1
The price of oil started this week with another decline. On Tuesday, WTI crude hit a low of $65 before bouncing to $69 by this morning. Demand for physical remains strong due to low inventories but demand from financial players (mainly hedge funds) has never been lower than it is now. Goldman Sachs says that “oil financial demand dropped to its new all-time low, and has plummeted by a massive average 7 million barrels per day over the past two months.” The chart shows HEDGE FUNDS’ ULTRA BEARISH STANCE ON OIL with record low net-long positions in Brent and WTI. At the extremes, this measure can be used as a contra indicator. The price of oil rebounded quickly from its lows near $25 in 2016 and 2020. The main question for oil is demand from China and the US. China demand projections are coming down, while US demand is stable and could in fact accelerate. On the supply side, it is worth noting that OPEC+ is not reacting to the decline so far and that the US is now producing 50% more oil than Saudi Arabia.
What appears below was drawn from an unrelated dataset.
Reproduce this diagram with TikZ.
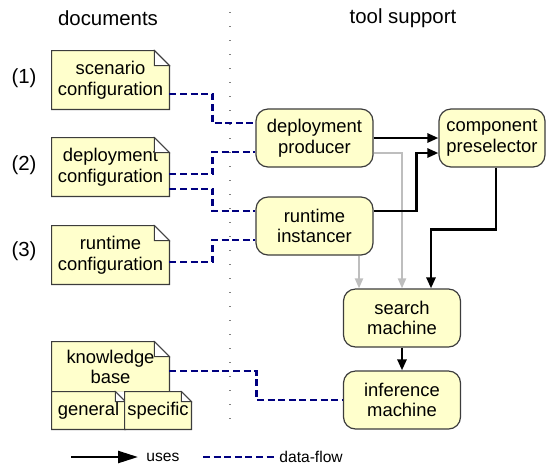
\documentclass[tikz,border=0pt]{standalone}
\usepackage{fontspec}
\setmainfont{Liberation Sans}
\usetikzlibrary{arrows.meta}
\definecolor{notefill}{HTML}{FFFFCC}
\definecolor{noteline}{HTML}{3C3C3C}
\definecolor{flowblue}{HTML}{000080}
\definecolor{usesgray}{HTML}{BEBEBE}
\newcommand{\dogear}[2][7.5pt]{%
\fill[white] ([xshift=-#1]#2.north east) -- (#2.north east) -- ([yshift=-#1]#2.north east) -- cycle;
\draw[noteline, line width=0.6pt] (#2.north west) -- ([xshift=-#1]#2.north east)
  -- ([yshift=-#1]#2.north east) -- (#2.south east) -- (#2.south west) -- cycle;
\filldraw[fill=white, draw=noteline, line width=0.5pt] ([xshift=-#1]#2.north east)
  |- ([yshift=-#1]#2.north east) -- cycle;
}
\begin{document}
\begin{tikzpicture}[
x=0.5pt, y=-0.5pt,
doc/.style={rectangle, fill=notefill, inner sep=0pt, align=center,
  font=\fontsize{9.2}{10.3}\selectfont, minimum width=58.5pt, minimum height=29pt},
tool/.style={rectangle, rounded corners=6pt, draw=noteline, line width=0.6pt,
  fill=notefill, inner sep=0pt, align=center,
  font=\fontsize{9.2}{10.3}\selectfont, minimum width=58.5pt, minimum height=29pt},
head/.style={font=\fontsize{10.2}{12}\selectfont, inner sep=0pt},
legend/.style={font=\fontsize{7.8}{9}\selectfont, inner sep=0pt},
uses/.style={line width=1.3pt, -{Triangle[length=5.5pt,width=4.5pt]}},
usesgr/.style={usesgray, line width=1pt, -{Triangle[length=5pt,width=4pt]}},
flow/.style={flowblue, line width=1.3pt, dash pattern=on 3.5pt off 1.8pt},
divider/.style={gray, line width=0.6pt, dash pattern=on 0.6pt off 6.4pt},
]
\useasboundingbox (0,0) rectangle (546,468);

% column heads
\node[head] (docs) at (108,18) {documents};
\node[head] (tools) at (403,18) {tool support};
\coordinate (divtop) at (230,12);
\coordinate (divbot) at (230,426);
\draw[divider] (divtop) -- (divbot);

% documents
\node[head] (num1) at (24,78) {(1)};
\node[head] (num2) at (24,165) {(2)};
\node[head] (num3) at (24,251) {(3)};
\node[doc] (scen) at (110.5,80) {scenario\\configuration};
\dogear{scen}
\node[doc] (depconf) at (110.5,167) {deployment\\configuration};
\dogear{depconf}
\node[doc] (runconf) at (110.5,255) {runtime\\configuration};
\dogear{runconf}
\node[doc, minimum height=25pt] (kbase) at (110.5,367) {knowledge\\base};
\dogear{kbase}
\node[doc, minimum width=36.5pt, minimum height=18.5pt] (general) at (88.5,410.5) {\raisebox{-1.5pt}{general}};
\dogear[5pt]{general}
\node[doc, minimum width=33pt, minimum height=18.5pt] (specific) at (158,410.5) {\raisebox{-1.5pt}{specific}};
\dogear[5pt]{specific}

% tools
\node[tool] (deplprod) at (314.5,138) {deployment\\producer};
\node[tool] (runinst) at (314.5,226) {runtime\\instancer};
\node[tool, minimum width=53pt] (compsel) at (492,138) {component\\preselector};
\node[tool] (search) at (402,318) {search\\machine};
\node[tool] (infer) at (402,400) {inference\\machine};

% uses
\draw[usesgr] ([yshift=-7.5pt]deplprod.east) -| (search.north);
\draw[usesgr] ([xshift=22.25pt]runinst.south) -- ([xshift=22.25pt]runinst.south |- search.north);
\draw[uses] (deplprod) -- (compsel);
\draw[uses] ([yshift=7.5pt]runinst.east) -- ++(43,0) |- ([yshift=-7.5pt]compsel.west);
\draw[uses] ([xshift=2pt]compsel.south) -- ++(0,62) -| ([xshift=14.5pt]search.north);
\draw[uses] (search.south) -- (search.south |- infer.north);

% data-flow
\draw[flow] ([yshift=-7pt]scen.east) -- ++(43,0) |- ([yshift=7.5pt]deplprod.west);
\draw[flow] ([yshift=-3.5pt]depconf.east) -- ++(43,0) |- ([yshift=-7pt]deplprod.west);
\draw[flow] ([yshift=-11pt]depconf.east) -- ++(43,0) |- ([yshift=7.5pt]runinst.west);
\draw[flow] ([yshift=-3.5pt]runconf.east) -- ++(43,0) |- ([yshift=-7pt]runinst.west);
\draw[flow] ([yshift=-2pt]kbase.east) -- ++(87,0) |- (infer.west);

% legend
\coordinate (legA) at (71,457);
\coordinate (legB) at (138,457);
\draw[uses, line width=1.2pt, -{Triangle[length=10pt,width=6pt]}] (legA) -- (legB);
\node[legend, anchor=west] (legUses) at (146,457) {uses};
\coordinate (legC) at (203,457);
\coordinate (legD) at (276,457);
\draw[flow] (legC) -- (legD);
\node[legend, anchor=west] (legFlow) at (279,457) {data-flow};
\end{tikzpicture}
\end{document}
🚨 Impacted by this: Price of oil and other energy commodities, hedge fund returns, XLE, XOP, OIH, inflation, oil inventories.
2
One interpretation of AEI’s widely-known chart on inflation (compiled by Mark J. Perry) is that inflation tends to be higher in every sector 1) where the government is heavily involved and 2) that cannot be outsourced to a low-cost country. Both of these conditions are true in health insurance (chart) and health services. Since 1999, HEALTH INSURANCE INFLATION has outpaced overall inflation by a factor of four to one (chart). The stocks of Cigna and United Healthcare are near their all-time highs. Their profit margins are steady but reasonable, which suggests that the inflationary component does not start with their pricing of premiums but with the underlying health services that they cover. What are possible solutions? Lower-cost services or substitution through drugs (for example Ozempic), greater pricing transparency at hospitals and clinics, higher deductibles for all-you-can-eat health plans etc.
🚨 Impacted by this: Health inflation, overall inflation, government involvement in health services, Medicare, Medicaid, XLV, IHI
3
If you bought a stock index, say the S&P 500, every day at the market open and sold it at the close, and did the same every day since the year 1993, you ended up losing money. The reason is that the index gaps up or down at the open, to reflect news and events that took place when the market was closed. But if instead you did the opposite and bought when the market closed (by buying after-hours index futures) and then sold at the market open in the morning, you did very well. This is what this chart purports to show: THE BIGGEST MOVES UPWARD IN THE EQUITY MARKET TAKE PLACE DURING NON-MARKET HOURS. No doubt some hedge fund will test this theory, going long after-hours and short during market hours. The explanation for this discrepancy is two-fold: 1) most economic data and quarterly earnings are released when the market is closed, 2) foreign events impact equities while the market is closed. We explained in TCTW - 1/12/2024 that the highest number of people awake globally is at 7am EST and the highest number asleep is at 4pm.